1761 brought an invitation from the court of Charles III, King of Spain, to paint the Palacio Real in Madrid. During his sojourn in Spain (again accompanied by sons), he came into contact with the thoroughly obnoxious Anton Rafael Mengs, whom the King had also commissioned to paint the palace's ceilings. Mengs took an instant dislike to Tiepolo and became intensely jealous, fearing a loss of the King's favor. He lost no time in plotting against the Venetian at court. What is more, as the champion of Neoclassicism par excellence, he thought Tiepolo's style somewhat passé and said that Tiepolo was "able but lacks warmth".

As objectionable as he was (or might have been), Mengs might have had a point. When, in 1761, Charles III commissioned Tiepolo, the Venetian's signature of sunny Apollonian air-borne allegory, Rococo excess, bravura brushwork and virtuoso feats of perspective, were, by current thinking at least, beginning to look somewhat gauche. Neoclassicism, with its emphasis on balance, order and proportion, was the new order. What is more, public opinion in pre-revolution France would have cast aspersions on such aristocratic fripperies. When Tiepolo died suddenly in 1770, Mengs prevailed on the powers-that-be at San Pascual and Aranjuez not to use Tiepolo's seven altarpieces but to install his and those of his Spanish apprentices instead. Charles did not object, finding Mengs's brand of cold classicism more befitting the image of a strong Catholic King. The proverbial writing was on the wall. Nevertheless, Tiepolo's spectacular fresco cycles in Wurzburg and Madrid had done much to popularise the Rococo style in those countries in the immediate years after the artist's death in Madrid.

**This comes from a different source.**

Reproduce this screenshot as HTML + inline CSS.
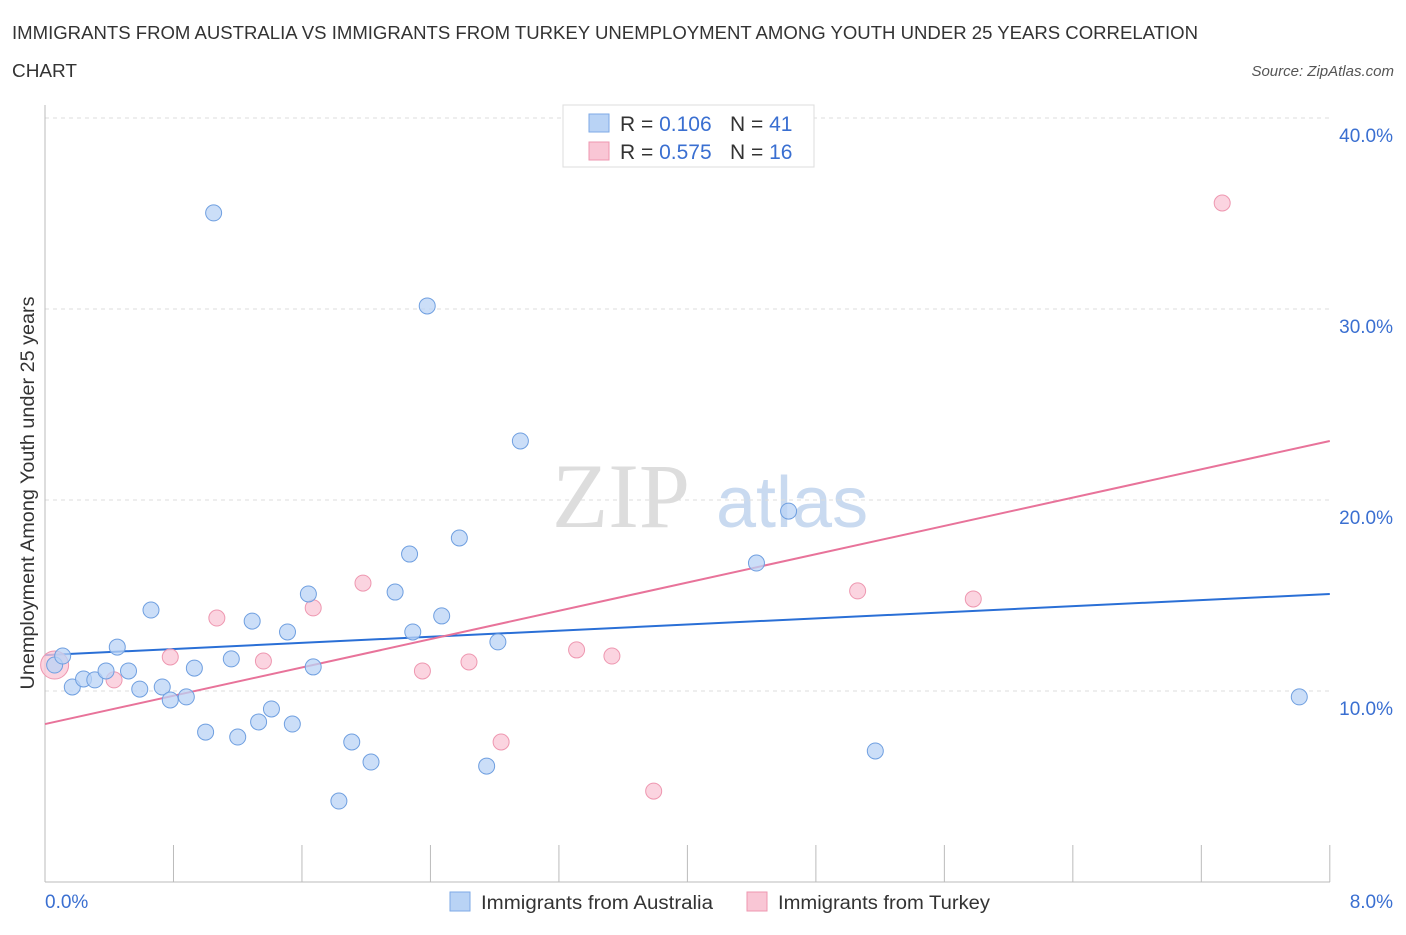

The Legacy of Giambattista Tiepolo

The Salone del Tiepolo in the Palazzo Labia, Venice
The Salone del Tiepolo in the Palazzo Labia, Venice

In a series of Discourse in Art lectures spanning the decade immediately after Tiepolo's death, Sir Joshua Reynolds, the first president of the British Royal Academy, called Tiepolo the first master of what he called the "Grand Manner". Reynolds's argument was that, in a return to the styles of the ancient Greeks and Romans, Grand Manner art should devote itself not so much to accuracy and fine natural detail but rather to "the grand style of invention, to composition, to expression, and even coloring drapery." Indeed, a golden thread runs from Byzantine art via Bellini, Giorgione, Titian, Tintoretto, and Veronese to Tiepolo; and from Tiepolo to Fragonard.

Of all his contemporaries, perhaps Fragonard owed Tiepolo the greatest debt, for it was Fragonard who adopted both his loose, flickering brushwork, and his creamy, often unblended, pastel palette. Fragonard would, in turn, influence the likes of Delacroix, Goya, and Renoir. Tiepolo's oil sketches and drawings meanwhile - which could be by turns troubling and dream-like, featuring as they do a cast of Punchinellos, sorcerers and centaurs - may well have influenced Goya directly.

Though his standing suffered following the rise of Neoclassicism, Tiepolo's reputation underwent a process of reassessment in France at the end of the nineteenth century. Historian Adriano Mariuz observes that "The Belle Époque rediscovered Tiepolo and made him its own, seeing him above all as a brilliant decorator and the creator of a kind of beauty suffused with sensuality." Indeed, the novelist Marcel Proust admired Tiepolo principally for his use of pink; the air of fin de siècle optimism that clung to Tiepolo spoke to Proust and others at the dawning of a new century.

Today, Tiepolo's reputation as a serious artist is firm. Rather than a mere decorator for the titled classes (as rather few continue to suggest) Keith Christiansen of the Metropolitan Museum of Art argues that Tiepolo "should be seen above all as one of the loftiest examples of [...] pictorial intelligence." Indeed, there is, according to Christiansen, "something of Matisse in his serious pursuit of the pleasurable," and something of de Chirico in the way Tiepolo "generates a feeling of malaise and enigma with his arbitrary combinations of costume and juxtapositions of seemingly disconnected elements in a composition." One may agree or disagree with Christiansen's assessment, yet on one point there can be no dispute: Tiepolo is a fixture in the pantheon of Western art.

Most Important Art

Zoom imageGiambattista Tiepolo Famous Art

The Assumption of the Virgin (c.1716-19)

There is some debate as to when this fresco was painted, but in all likelihood, it was undertaken between 1716-19. It adorns the ceiling of the Parish Church of Biadene, near Treviso, Italy and shows the Virgin bound for Heaven borne on a cloud, flanked by a number of angels and putti.

This is the painting with which Tiepolo made his debut in fresco. Its relatively dark tonality stands in marked contrast to his high-key late manner and shows the extent to which he was still under the sway of the high-contrast tenebrists, particularly that of Giambattista Piazzetta. It is not a masterpiece by any means, but it is an important painting, for it shows that Tiepolo did not, as it were, spring fully armed from the thigh of Zeus like Athena. Rather, The Assumption of the Virgin shows that his style evolved (albeit very quickly). A year or so later we find him painting two spectacular frescoes - The Triumph of Aurora and the Myth of Phaethon - for the Venetian publisher Giambattista Baglioni. Adriano Mariuz takes the view that it is only later that "Tiepolo fully realized his own talent and vocation as a peerless frescoist." Having said that, the way in which he arranges the figure in a vortex of curves, the pale azure of the heavens, the slightly Mannerist pose the Virgin strikes, and the broad brush work, all give us glimpses of what would become Tiepolo's trademark.